Reproduce every entry below precisely; do not include the pictures.

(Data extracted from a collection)
====================

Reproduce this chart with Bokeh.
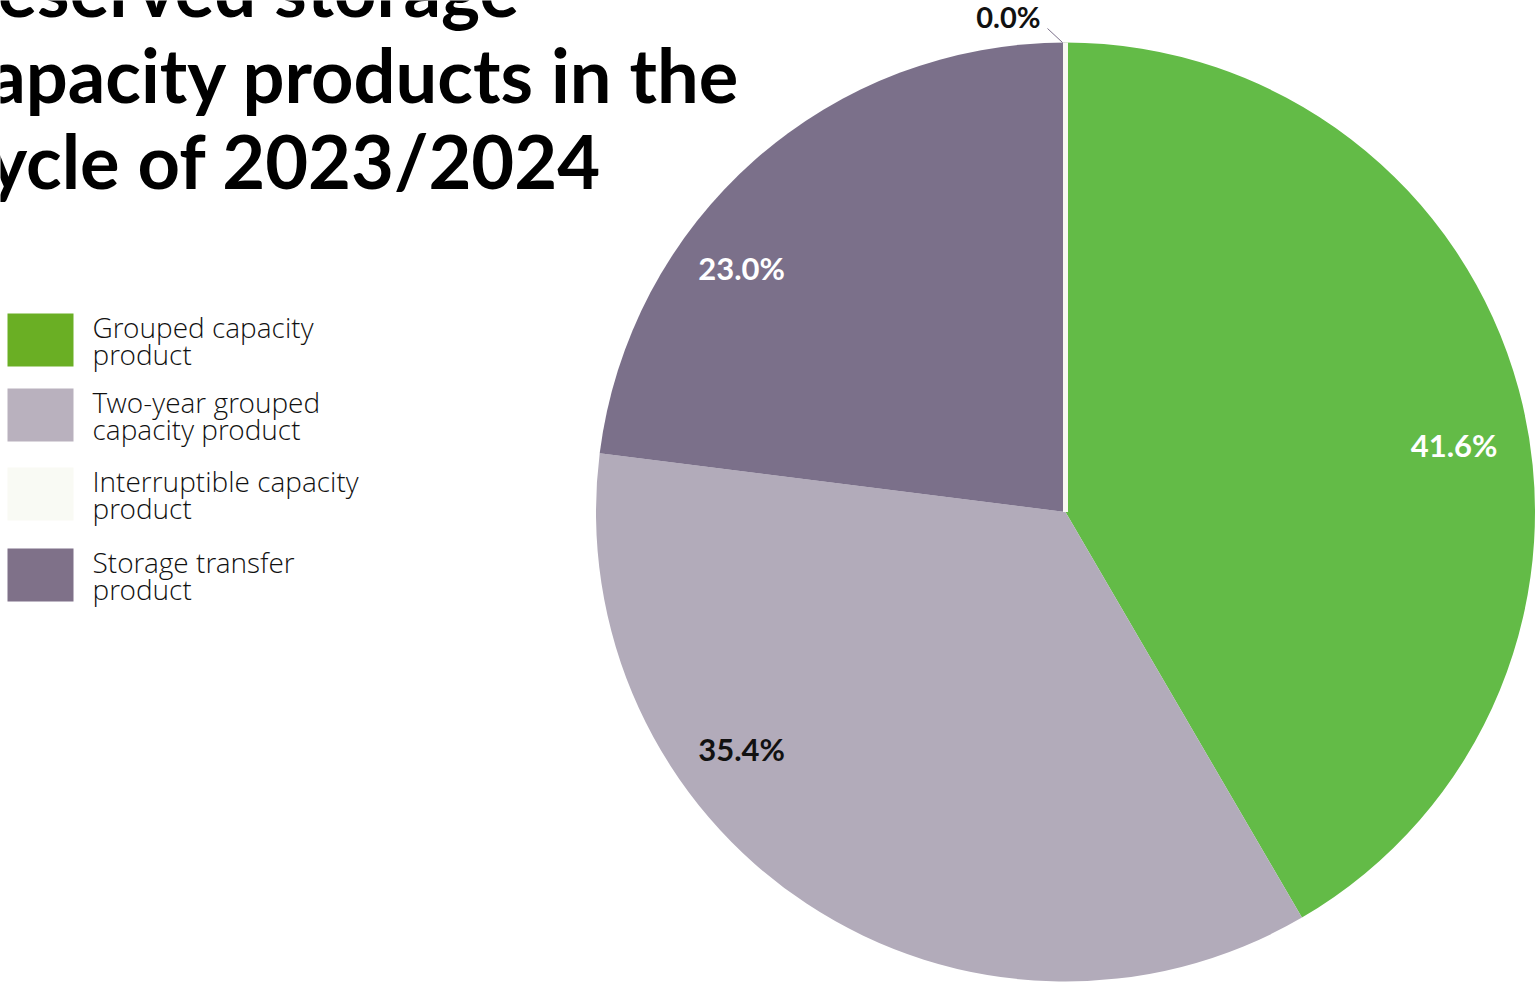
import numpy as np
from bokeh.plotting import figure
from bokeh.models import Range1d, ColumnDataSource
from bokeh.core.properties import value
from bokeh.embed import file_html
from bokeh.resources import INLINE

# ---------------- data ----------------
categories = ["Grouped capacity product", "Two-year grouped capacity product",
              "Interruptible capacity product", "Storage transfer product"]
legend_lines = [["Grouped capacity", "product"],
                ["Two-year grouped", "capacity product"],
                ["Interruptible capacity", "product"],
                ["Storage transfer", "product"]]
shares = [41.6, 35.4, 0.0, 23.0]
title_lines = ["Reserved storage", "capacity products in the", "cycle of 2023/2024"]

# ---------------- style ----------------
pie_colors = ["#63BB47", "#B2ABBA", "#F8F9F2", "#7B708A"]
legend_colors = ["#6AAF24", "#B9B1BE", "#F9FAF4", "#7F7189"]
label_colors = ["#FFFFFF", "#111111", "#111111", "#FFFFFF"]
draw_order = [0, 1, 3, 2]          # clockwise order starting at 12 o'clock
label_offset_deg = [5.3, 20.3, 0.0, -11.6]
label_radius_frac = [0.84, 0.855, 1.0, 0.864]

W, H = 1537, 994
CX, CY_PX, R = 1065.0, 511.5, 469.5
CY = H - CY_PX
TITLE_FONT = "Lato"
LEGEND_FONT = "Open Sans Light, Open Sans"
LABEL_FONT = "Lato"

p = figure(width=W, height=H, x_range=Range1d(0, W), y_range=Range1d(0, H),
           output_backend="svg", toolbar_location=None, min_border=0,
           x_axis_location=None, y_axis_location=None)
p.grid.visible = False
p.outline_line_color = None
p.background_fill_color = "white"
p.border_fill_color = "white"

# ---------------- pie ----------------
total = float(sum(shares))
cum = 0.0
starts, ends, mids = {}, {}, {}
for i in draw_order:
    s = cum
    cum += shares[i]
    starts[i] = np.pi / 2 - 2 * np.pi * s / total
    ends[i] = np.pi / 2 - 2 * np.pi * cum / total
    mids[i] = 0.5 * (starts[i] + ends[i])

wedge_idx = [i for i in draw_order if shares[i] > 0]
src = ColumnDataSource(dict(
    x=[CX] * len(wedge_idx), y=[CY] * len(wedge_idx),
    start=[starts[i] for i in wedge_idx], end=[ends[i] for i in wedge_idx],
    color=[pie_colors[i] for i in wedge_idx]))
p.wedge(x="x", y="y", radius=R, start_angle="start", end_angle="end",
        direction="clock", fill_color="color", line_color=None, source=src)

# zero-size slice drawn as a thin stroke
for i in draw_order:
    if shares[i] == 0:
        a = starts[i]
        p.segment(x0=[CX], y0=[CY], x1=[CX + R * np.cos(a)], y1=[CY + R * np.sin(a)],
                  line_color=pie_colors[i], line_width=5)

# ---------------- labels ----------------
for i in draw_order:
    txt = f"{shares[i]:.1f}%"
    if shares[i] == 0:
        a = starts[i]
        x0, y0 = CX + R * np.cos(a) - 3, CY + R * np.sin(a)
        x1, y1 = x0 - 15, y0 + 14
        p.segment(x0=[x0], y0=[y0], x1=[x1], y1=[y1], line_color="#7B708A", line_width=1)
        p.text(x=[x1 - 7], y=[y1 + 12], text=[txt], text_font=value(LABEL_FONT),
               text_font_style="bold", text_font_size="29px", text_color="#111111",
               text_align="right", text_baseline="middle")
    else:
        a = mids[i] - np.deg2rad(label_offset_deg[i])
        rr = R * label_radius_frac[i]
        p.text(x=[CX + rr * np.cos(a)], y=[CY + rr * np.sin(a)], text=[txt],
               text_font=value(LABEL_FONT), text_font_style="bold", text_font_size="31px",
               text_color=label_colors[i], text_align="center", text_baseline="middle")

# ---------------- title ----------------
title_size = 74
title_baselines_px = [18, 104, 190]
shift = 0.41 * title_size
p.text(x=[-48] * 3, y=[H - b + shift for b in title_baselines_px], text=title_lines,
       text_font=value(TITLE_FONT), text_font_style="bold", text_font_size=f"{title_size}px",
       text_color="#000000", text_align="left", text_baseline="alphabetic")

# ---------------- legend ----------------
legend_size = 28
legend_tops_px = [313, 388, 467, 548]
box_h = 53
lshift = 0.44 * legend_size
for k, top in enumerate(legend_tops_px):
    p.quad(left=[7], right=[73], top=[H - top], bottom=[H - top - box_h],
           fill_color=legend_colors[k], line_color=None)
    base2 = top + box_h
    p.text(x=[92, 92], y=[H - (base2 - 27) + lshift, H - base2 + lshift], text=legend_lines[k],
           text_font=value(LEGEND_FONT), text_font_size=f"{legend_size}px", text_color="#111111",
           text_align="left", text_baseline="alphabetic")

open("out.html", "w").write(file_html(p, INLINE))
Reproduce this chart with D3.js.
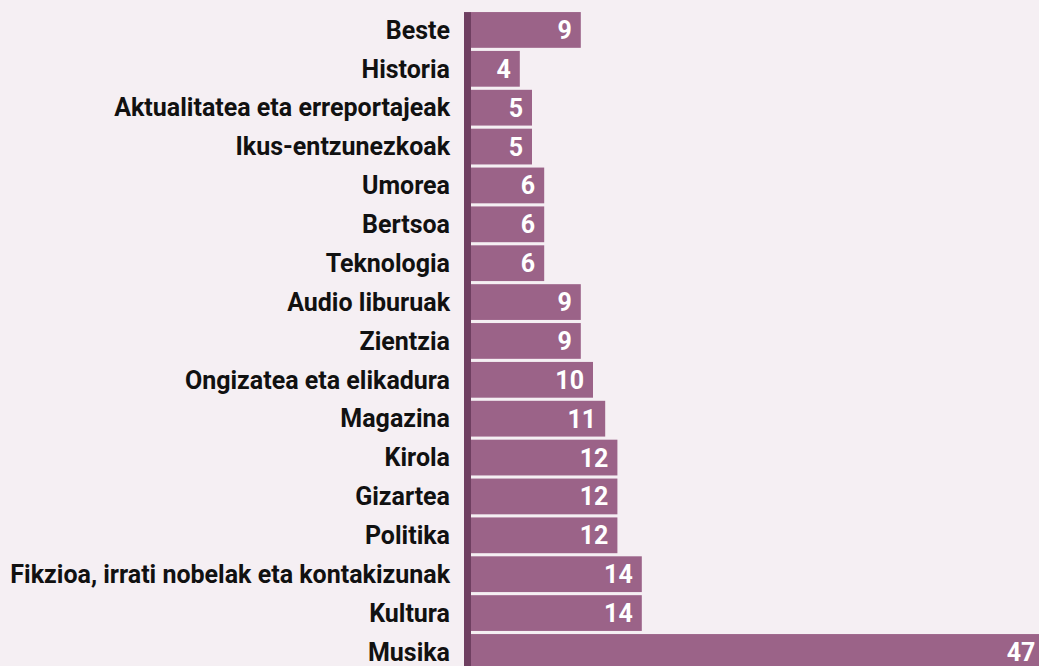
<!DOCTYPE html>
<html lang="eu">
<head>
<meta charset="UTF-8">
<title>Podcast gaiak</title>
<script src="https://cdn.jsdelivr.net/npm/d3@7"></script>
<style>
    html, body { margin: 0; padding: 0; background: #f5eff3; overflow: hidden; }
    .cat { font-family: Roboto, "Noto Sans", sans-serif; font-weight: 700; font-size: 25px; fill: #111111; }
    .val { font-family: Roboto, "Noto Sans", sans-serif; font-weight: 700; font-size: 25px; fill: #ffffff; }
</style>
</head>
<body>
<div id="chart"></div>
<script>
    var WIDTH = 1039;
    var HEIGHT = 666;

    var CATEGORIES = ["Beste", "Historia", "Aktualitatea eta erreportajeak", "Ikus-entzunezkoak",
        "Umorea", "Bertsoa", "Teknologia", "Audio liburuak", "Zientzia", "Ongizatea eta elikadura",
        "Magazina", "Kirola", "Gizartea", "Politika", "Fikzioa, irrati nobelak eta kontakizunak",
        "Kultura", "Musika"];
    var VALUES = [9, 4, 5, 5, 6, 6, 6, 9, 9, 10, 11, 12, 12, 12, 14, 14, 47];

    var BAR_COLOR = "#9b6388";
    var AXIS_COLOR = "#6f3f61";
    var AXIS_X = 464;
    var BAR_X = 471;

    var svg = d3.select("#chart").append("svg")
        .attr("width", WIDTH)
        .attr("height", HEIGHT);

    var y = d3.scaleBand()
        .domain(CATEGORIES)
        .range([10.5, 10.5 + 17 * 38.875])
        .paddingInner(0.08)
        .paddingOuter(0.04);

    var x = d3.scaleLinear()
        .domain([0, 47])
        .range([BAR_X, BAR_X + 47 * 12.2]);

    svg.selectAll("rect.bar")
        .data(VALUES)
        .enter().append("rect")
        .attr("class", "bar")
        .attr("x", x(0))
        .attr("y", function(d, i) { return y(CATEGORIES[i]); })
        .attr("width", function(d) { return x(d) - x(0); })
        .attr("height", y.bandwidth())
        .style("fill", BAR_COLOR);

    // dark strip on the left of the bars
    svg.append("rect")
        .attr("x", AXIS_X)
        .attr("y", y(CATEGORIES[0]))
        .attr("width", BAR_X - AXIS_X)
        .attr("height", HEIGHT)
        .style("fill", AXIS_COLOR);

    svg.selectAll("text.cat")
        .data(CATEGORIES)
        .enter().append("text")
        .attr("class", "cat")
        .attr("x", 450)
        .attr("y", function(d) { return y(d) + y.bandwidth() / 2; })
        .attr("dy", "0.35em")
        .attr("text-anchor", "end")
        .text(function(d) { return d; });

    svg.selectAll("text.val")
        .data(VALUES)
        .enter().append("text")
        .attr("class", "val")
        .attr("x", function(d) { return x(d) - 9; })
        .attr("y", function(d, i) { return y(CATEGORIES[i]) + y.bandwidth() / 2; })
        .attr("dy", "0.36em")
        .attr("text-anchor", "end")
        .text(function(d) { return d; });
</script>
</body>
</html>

====================

THE ANSWER:
Reproduce this chart with Bokeh.
import numpy as np
from bokeh.plotting import figure
from bokeh.models import Range1d, ColumnDataSource
from bokeh.core.properties import value
from bokeh.embed import file_html
from bokeh.resources import INLINE

# ---------------- data ----------------
categories = ["Grouped capacity product", "Two-year grouped capacity product",
              "Interruptible capacity product", "Storage transfer product"]
legend_lines = [["Grouped capacity", "product"],
                ["Two-year grouped", "capacity product"],
                ["Interruptible capacity", "product"],
                ["Storage transfer", "product"]]
shares = [41.6, 35.4, 0.0, 23.0]
title_lines = ["Reserved storage", "capacity products in the", "cycle of 2023/2024"]

# ---------------- style ----------------
pie_colors = ["#63BB47", "#B2ABBA", "#F8F9F2", "#7B708A"]
legend_colors = ["#6AAF24", "#B9B1BE", "#F9FAF4", "#7F7189"]
label_colors = ["#FFFFFF", "#111111", "#111111", "#FFFFFF"]
draw_order = [0, 1, 3, 2]          # clockwise order starting at 12 o'clock
label_offset_deg = [5.3, 20.3, 0.0, -11.6]
label_radius_frac = [0.84, 0.855, 1.0, 0.864]

W, H = 1537, 994
CX, CY_PX, R = 1065.0, 511.5, 469.5
CY = H - CY_PX
TITLE_FONT = "Lato"
LEGEND_FONT = "Open Sans Light, Open Sans"
LABEL_FONT = "Lato"

p = figure(width=W, height=H, x_range=Range1d(0, W), y_range=Range1d(0, H),
           output_backend="svg", toolbar_location=None, min_border=0,
           x_axis_location=None, y_axis_location=None)
p.grid.visible = False
p.outline_line_color = None
p.background_fill_color = "white"
p.border_fill_color = "white"

# ---------------- pie ----------------
total = float(sum(shares))
cum = 0.0
starts, ends, mids = {}, {}, {}
for i in draw_order:
    s = cum
    cum += shares[i]
    starts[i] = np.pi / 2 - 2 * np.pi * s / total
    ends[i] = np.pi / 2 - 2 * np.pi * cum / total
    mids[i] = 0.5 * (starts[i] + ends[i])

wedge_idx = [i for i in draw_order if shares[i] > 0]
src = ColumnDataSource(dict(
    x=[CX] * len(wedge_idx), y=[CY] * len(wedge_idx),
    start=[starts[i] for i in wedge_idx], end=[ends[i] for i in wedge_idx],
    color=[pie_colors[i] for i in wedge_idx]))
p.wedge(x="x", y="y", radius=R, start_angle="start", end_angle="end",
        direction="clock", fill_color="color", line_color=None, source=src)

# zero-size slice drawn as a thin stroke
for i in draw_order:
    if shares[i] == 0:
        a = starts[i]
        p.segment(x0=[CX], y0=[CY], x1=[CX + R * np.cos(a)], y1=[CY + R * np.sin(a)],
                  line_color=pie_colors[i], line_width=5)

# ---------------- labels ----------------
for i in draw_order:
    txt = f"{shares[i]:.1f}%"
    if shares[i] == 0:
        a = starts[i]
        x0, y0 = CX + R * np.cos(a) - 3, CY + R * np.sin(a)
        x1, y1 = x0 - 15, y0 + 14
        p.segment(x0=[x0], y0=[y0], x1=[x1], y1=[y1], line_color="#7B708A", line_width=1)
        p.text(x=[x1 - 7], y=[y1 + 12], text=[txt], text_font=value(LABEL_FONT),
               text_font_style="bold", text_font_size="29px", text_color="#111111",
               text_align="right", text_baseline="middle")
    else:
        a = mids[i] - np.deg2rad(label_offset_deg[i])
        rr = R * label_radius_frac[i]
        p.text(x=[CX + rr * np.cos(a)], y=[CY + rr * np.sin(a)], text=[txt],
               text_font=value(LABEL_FONT), text_font_style="bold", text_font_size="31px",
               text_color=label_colors[i], text_align="center", text_baseline="middle")

# ---------------- title ----------------
title_size = 74
title_baselines_px = [18, 104, 190]
shift = 0.41 * title_size
p.text(x=[-48] * 3, y=[H - b + shift for b in title_baselines_px], text=title_lines,
       text_font=value(TITLE_FONT), text_font_style="bold", text_font_size=f"{title_size}px",
       text_color="#000000", text_align="left", text_baseline="alphabetic")

# ---------------- legend ----------------
legend_size = 28
legend_tops_px = [313, 388, 467, 548]
box_h = 53
lshift = 0.44 * legend_size
for k, top in enumerate(legend_tops_px):
    p.quad(left=[7], right=[73], top=[H - top], bottom=[H - top - box_h],
           fill_color=legend_colors[k], line_color=None)
    base2 = top + box_h
    p.text(x=[92, 92], y=[H - (base2 - 27) + lshift, H - base2 + lshift], text=legend_lines[k],
           text_font=value(LEGEND_FONT), text_font_size=f"{legend_size}px", text_color="#111111",
           text_align="left", text_baseline="alphabetic")

open("out.html", "w").write(file_html(p, INLINE))
Reproduce this chart with D3.js.
<!DOCTYPE html>
<html lang="eu">
<head>
<meta charset="UTF-8">
<title>Podcast gaiak</title>
<script src="https://cdn.jsdelivr.net/npm/d3@7"></script>
<style>
    html, body { margin: 0; padding: 0; background: #f5eff3; overflow: hidden; }
    .cat { font-family: Roboto, "Noto Sans", sans-serif; font-weight: 700; font-size: 25px; fill: #111111; }
    .val { font-family: Roboto, "Noto Sans", sans-serif; font-weight: 700; font-size: 25px; fill: #ffffff; }
</style>
</head>
<body>
<div id="chart"></div>
<script>
    var WIDTH = 1039;
    var HEIGHT = 666;

    var CATEGORIES = ["Beste", "Historia", "Aktualitatea eta erreportajeak", "Ikus-entzunezkoak",
        "Umorea", "Bertsoa", "Teknologia", "Audio liburuak", "Zientzia", "Ongizatea eta elikadura",
        "Magazina", "Kirola", "Gizartea", "Politika", "Fikzioa, irrati nobelak eta kontakizunak",
        "Kultura", "Musika"];
    var VALUES = [9, 4, 5, 5, 6, 6, 6, 9, 9, 10, 11, 12, 12, 12, 14, 14, 47];

    var BAR_COLOR = "#9b6388";
    var AXIS_COLOR = "#6f3f61";
    var AXIS_X = 464;
    var BAR_X = 471;

    var svg = d3.select("#chart").append("svg")
        .attr("width", WIDTH)
        .attr("height", HEIGHT);

    var y = d3.scaleBand()
        .domain(CATEGORIES)
        .range([10.5, 10.5 + 17 * 38.875])
        .paddingInner(0.08)
        .paddingOuter(0.04);

    var x = d3.scaleLinear()
        .domain([0, 47])
        .range([BAR_X, BAR_X + 47 * 12.2]);

    svg.selectAll("rect.bar")
        .data(VALUES)
        .enter().append("rect")
        .attr("class", "bar")
        .attr("x", x(0))
        .attr("y", function(d, i) { return y(CATEGORIES[i]); })
        .attr("width", function(d) { return x(d) - x(0); })
        .attr("height", y.bandwidth())
        .style("fill", BAR_COLOR);

    // dark strip on the left of the bars
    svg.append("rect")
        .attr("x", AXIS_X)
        .attr("y", y(CATEGORIES[0]))
        .attr("width", BAR_X - AXIS_X)
        .attr("height", HEIGHT)
        .style("fill", AXIS_COLOR);

    svg.selectAll("text.cat")
        .data(CATEGORIES)
        .enter().append("text")
        .attr("class", "cat")
        .attr("x", 450)
        .attr("y", function(d) { return y(d) + y.bandwidth() / 2; })
        .attr("dy", "0.35em")
        .attr("text-anchor", "end")
        .text(function(d) { return d; });

    svg.selectAll("text.val")
        .data(VALUES)
        .enter().append("text")
        .attr("class", "val")
        .attr("x", function(d) { return x(d) - 9; })
        .attr("y", function(d, i) { return y(CATEGORIES[i]) + y.bandwidth() / 2; })
        .attr("dy", "0.36em")
        .attr("text-anchor", "end")
        .text(function(d) { return d; });
</script>
</body>
</html>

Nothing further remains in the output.